臨床実習が始まり同級生達が生き生きとしたオーラを放つ中で,そうではない自分に気づいていた私は,その違いを探していた.臨床医学の授業でぼんやりと感じた気分が理由なのだろうと考えていた.臨床医学の授業は徹頭徹尾,疾患を話題にするのだが,病態・診断・治療のフォーマットに従って,多くの疾患が目の前を次から次へと通り過ぎていくのを,私は遠くから眺めていた.それに加えて,臨床医学の学ぶ内容は指数関数的に増え,10年前の知識は古くなり役に立たなくなる,と授業の中で繰り返し聞かされた.それはきっと正しいのだろう.けれども,すぐに古くなってしまう不安定な知識ばかりではないだろうと思った.それまでの基礎医学の講義で感じた体系性*1や動的な応用性*2のカッコよさに惹かれていた素朴な私は戸惑っていた.普遍的で輝き続ける事実と知識があると感じていた.

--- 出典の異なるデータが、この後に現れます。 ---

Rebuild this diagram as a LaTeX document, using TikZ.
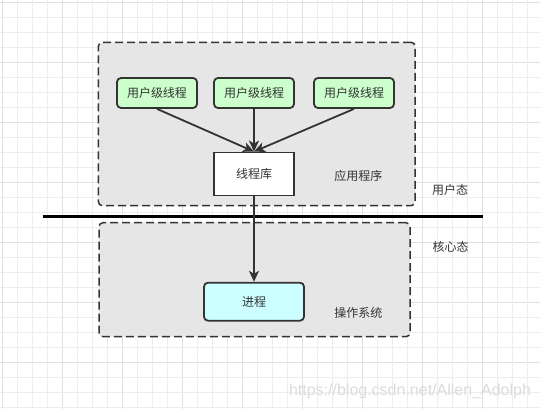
\documentclass[tikz,border=0pt]{standalone}
\usepackage{fontspec}
\newfontfamily\cjk{Noto Sans CJK SC}
\newfontfamily\wmfont{Liberation Sans}
\usetikzlibrary{arrows.meta}
\newdimen\px \px=0.75pt
\definecolor{stroke}{HTML}{333333}
\definecolor{txt}{HTML}{333333}
\definecolor{panel}{HTML}{E6E6E6}
\definecolor{ugreen}{HTML}{CCFFCC}
\definecolor{pcyan}{HTML}{CCFFFF}
\definecolor{gridminor}{HTML}{EDEDED}
\definecolor{gridmajor}{HTML}{E0E0E0}
\definecolor{wm}{HTML}{DCDCDC}
\tikzset{
  panelbox/.style={draw=stroke, fill=panel, line width=1.5\px, dash pattern=on 8\px off 4\px, rounded corners=4\px, inner sep=0pt},
  threadbox/.style={draw=stroke, fill=ugreen, line width=1.8\px, rounded corners=4\px, minimum width=80\px, minimum height=30\px, inner sep=0pt, text=txt, font=\cjk\fontsize{9pt}{11pt}\selectfont},
  libbox/.style={draw=stroke, fill=white, line width=1.8\px, minimum width=80\px, minimum height=43\px, inner sep=0pt, text=txt, font=\cjk\fontsize{9pt}{11pt}\selectfont},
  procbox/.style={draw=stroke, fill=pcyan, line width=1.8\px, rounded corners=4\px, minimum width=100\px, minimum height=38\px, inner sep=0pt, text=txt, font=\cjk\fontsize{9pt}{11pt}\selectfont},
  lbl/.style={text=txt, inner sep=0pt, font=\cjk\fontsize{9pt}{11pt}\selectfont},
  conn/.style={draw=stroke, line width=1.8\px, -{Stealth[length=8.25pt, width=7.5pt, inset=2.25pt]}},
}
\begin{document}
\begin{tikzpicture}[x=0.75pt, y=-0.75pt]
\useasboundingbox (0,0) rectangle (540,409);
\fill[white] (0,0) rectangle (540,409);
% grid
\foreach \i in {0,...,36} {
  \pgfmathsetmacro{\g}{2.5+15*\i}
  \pgfmathtruncatemacro{\m}{mod(\i,4)}
  \ifnum\m=0
    \draw[gridmajor, line width=1\px] (\g,0) -- (\g,409);
    \draw[gridmajor, line width=1\px] (0,\g) -- (540,\g);
  \else
    \draw[gridminor, line width=1\px] (\g,0) -- (\g,409);
    \draw[gridminor, line width=1\px] (0,\g) -- (540,\g);
  \fi
}
% panels
\node[panelbox, minimum width=316.7\px, minimum height=163.4\px] (app) at (256.7,124) {};
\node[panelbox, minimum width=311\px, minimum height=114\px] (os) at (254.5,279.7) {};
% separator
\coordinate (sepL) at (42.7,216.7);
\coordinate (sepR) at (483.3,216.7);
\draw[stroke, line width=3\px] (sepL) -- (sepR);
% nodes
\node[threadbox] (t1) at (157,93) {用户级线程};
\node[threadbox] (t2) at (254,93) {用户级线程};
\node[threadbox] (t3) at (354,93) {用户级线程};
\node[libbox] (lib) at (254,174) {线程库};
\node[procbox] (proc) at (254,301.7) {进程};
\node[lbl] (applbl) at (358.3,176) {应用程序};
\node[lbl] (oslbl) at (358.3,312.7) {操作系统};
\node[lbl] (user) at (450,190) {用户态};
\node[lbl] (kernel) at (450.7,246.5) {核心态};
% connectors
\draw[conn] (t1.south) -- (lib.north);
\draw[conn] (t2.south) -- (lib.north);
\draw[conn] (t3.south) -- (lib.north);
\draw[conn] (lib.south) -- (proc.north);
% watermark
\node[text=wm, inner sep=0pt, font=\wmfont\fontsize{12pt}{14pt}\selectfont] (wmk) at (410,391) {https://blog.csdn.net/Allen\_Adolph};
\end{tikzpicture}
\end{document}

K君,あの頃から長い時間を経て,私はやっと「診断基準と診療ガイドライン」が必要な理由を説明できるようになった*3.私達が生きている時点において,それ以前の体系を入力として受け取って,新しい事実や価値を付け加えて未来に出力する,大きな時間軸の中に位置づけられる普遍的な活動がScienceであるとしたら,医療は現時点での目の前の困難と問題を解決する活動で,評価*4はその場で与えられる個別的なものだ.だから,医療の物語の中では,1つの卓越した才能は1つの個別的な問題の解決を行う *5 *6 *7.けれども,その様な個別的な解決だけが私達の抱えている医療の問題をよりよく解決するかと問われれば,おそらく解答はNOだ.安定した結果を分け隔てなく達成するには体系化が必要で,卓越した技術と能力に依存することなく,普通の多数が多くを安定して解決する方が全体を最大化できる.「診断基準と診療ガイドライン」は効果を全体において最大化する為の道具なのだと*8.
臨床実習で生き生きとする多くの同級生と自分を比べて,わくわくしない自分に向き合っていた.当時,診断基準と診療ガイドラインがある理由を理解できなかった私は,結局,臨床医学や医療をフィールドに選ばなかった.自分が何も生み出さない危機感を抱き,何ができるかを考えて,自分の得たいものが何かを見定めようとしていた.